4) Remote monitoring and data collection
----------------------------------------

You can use screen, nohup, or something equivalent to run remote instances of
afl-fuzz. If you redirect the program's output to a file, it will automatically
switch from a fancy UI to more limited status reports. There is also basic
machine-readable information always written to the fuzzer_stats file in the
output directory.

Use the status screen of the master (-M) instance to monitor the overall
fuzzing progress and decide when to stop. You can also rely on that
instance's output directory to collect the synthesized corpus that covers
all the noteworthy paths discovered anywhere within the fleet. The slave
(-S) instances do not require any special monitoring, other than just making
sure that they are up.

Keep in mind that crashing inputs are *not* automatically propagated to the
master instance, so you may still want to monitor for crashes fleet-wide
from within your synchronization or health checking scripts.

5) Closing remarks
------------------

It is perhaps worth noting that all of the following is permitted:

  - Running some of the synchronized fuzzers with different (but related)
    target binaries. For example, simultaneously stress-testing several
    different JPEG parsers (say, IJG jpeg and libjpeg-turbo) can have
    synergistic effects and improve the overall coverage.

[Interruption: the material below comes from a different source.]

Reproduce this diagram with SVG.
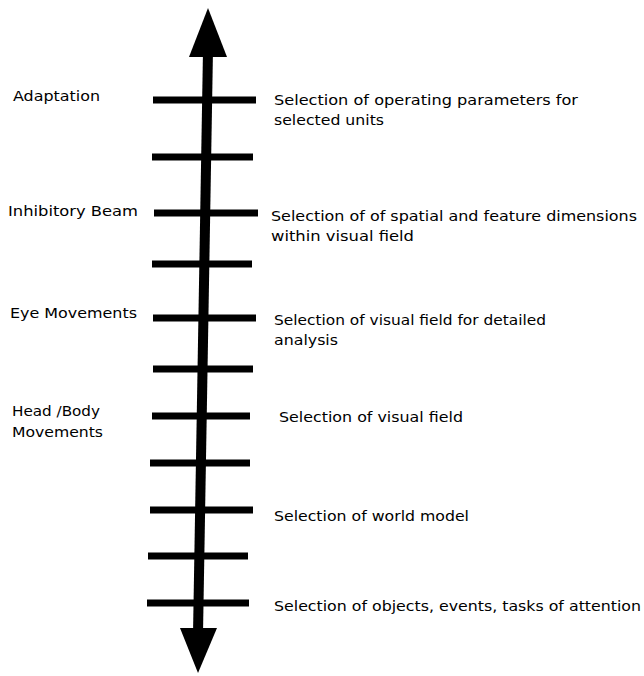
<svg xmlns="http://www.w3.org/2000/svg" width="644" height="676" viewBox="0 0 644 676">
<style>
.bar{stroke:#000;stroke-width:7;fill:none}
.shaft{stroke:#000;stroke-width:10;fill:none}
.head{fill:#000}
text{font-family:"DejaVu Sans","Liberation Sans",sans-serif;font-size:14px;fill:#000}
</style>
<rect width="644" height="676" fill="#fff"/>
<g id="axis">
<line class="shaft" x1="208" y1="50" x2="198" y2="634"/>
<polygon class="head" points="208,8 227,57 189,57"/>
<polygon class="head" points="198,673 217,628 180,628"/>
</g>
<g id="ticks">
<line class="bar" x1="153" y1="100" x2="256" y2="100"/>
<line class="bar" x1="152" y1="157" x2="253" y2="157"/>
<line class="bar" x1="154" y1="213" x2="258" y2="213"/>
<line class="bar" x1="152" y1="264" x2="252" y2="264"/>
<line class="bar" x1="153" y1="318" x2="256" y2="318"/>
<line class="bar" x1="153" y1="369" x2="253" y2="369"/>
<line class="bar" x1="152" y1="416" x2="250" y2="416"/>
<line class="bar" x1="150" y1="463" x2="250" y2="463"/>
<line class="bar" x1="150" y1="510" x2="253" y2="510"/>
<line class="bar" x1="148" y1="556" x2="248" y2="556"/>
<line class="bar" x1="147" y1="603" x2="249" y2="603"/>
</g>
<g id="left-labels">
<text x="13" y="101" textLength="87" lengthAdjust="spacingAndGlyphs">Adaptation</text>
<text x="8" y="216" textLength="130" lengthAdjust="spacingAndGlyphs">Inhibitory Beam</text>
<text x="10" y="318" textLength="127" lengthAdjust="spacingAndGlyphs">Eye Movements</text>
<text x="12" y="416" textLength="88" lengthAdjust="spacingAndGlyphs">Head /Body</text>
<text x="12" y="437" textLength="91" lengthAdjust="spacingAndGlyphs">Movements</text>
</g>
<g id="right-labels">
<text x="274" y="105" textLength="304" lengthAdjust="spacingAndGlyphs">Selection of operating parameters for</text>
<text x="274" y="125" textLength="110" lengthAdjust="spacingAndGlyphs">selected units</text>
<text x="271" y="221" textLength="366" lengthAdjust="spacingAndGlyphs">Selection of of spatial and feature dimensions</text>
<text x="271" y="241" textLength="143" lengthAdjust="spacingAndGlyphs">within visual field</text>
<text x="274" y="325" textLength="272" lengthAdjust="spacingAndGlyphs">Selection of visual field for detailed</text>
<text x="274" y="345" textLength="64" lengthAdjust="spacingAndGlyphs">analysis</text>
<text x="279" y="422" textLength="184" lengthAdjust="spacingAndGlyphs">Selection of visual field</text>
<text x="274" y="521" textLength="195" lengthAdjust="spacingAndGlyphs">Selection of world model</text>
<text x="274" y="611" textLength="367" lengthAdjust="spacingAndGlyphs">Selection of objects, events, tasks of attention</text>
</g>
</svg>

    (In this case, running one -M instance per each binary can be
    worthwhile.)

  - Having some of the fuzzers invoke the binary in different ways.
    For example, 'djpeg' supports several DCT modes, configurable with
    a command-line flag. In some scenarios, this can slightly improve
    coverage.

  - Much less convincingly, running the synchronized fuzzers with different
    starting test cases (e.g., progressive and standard JPEG). The
    synchronization mechanism ensures that the test sets will get fairly
    homogeneous over time, but it introduces some initial variability.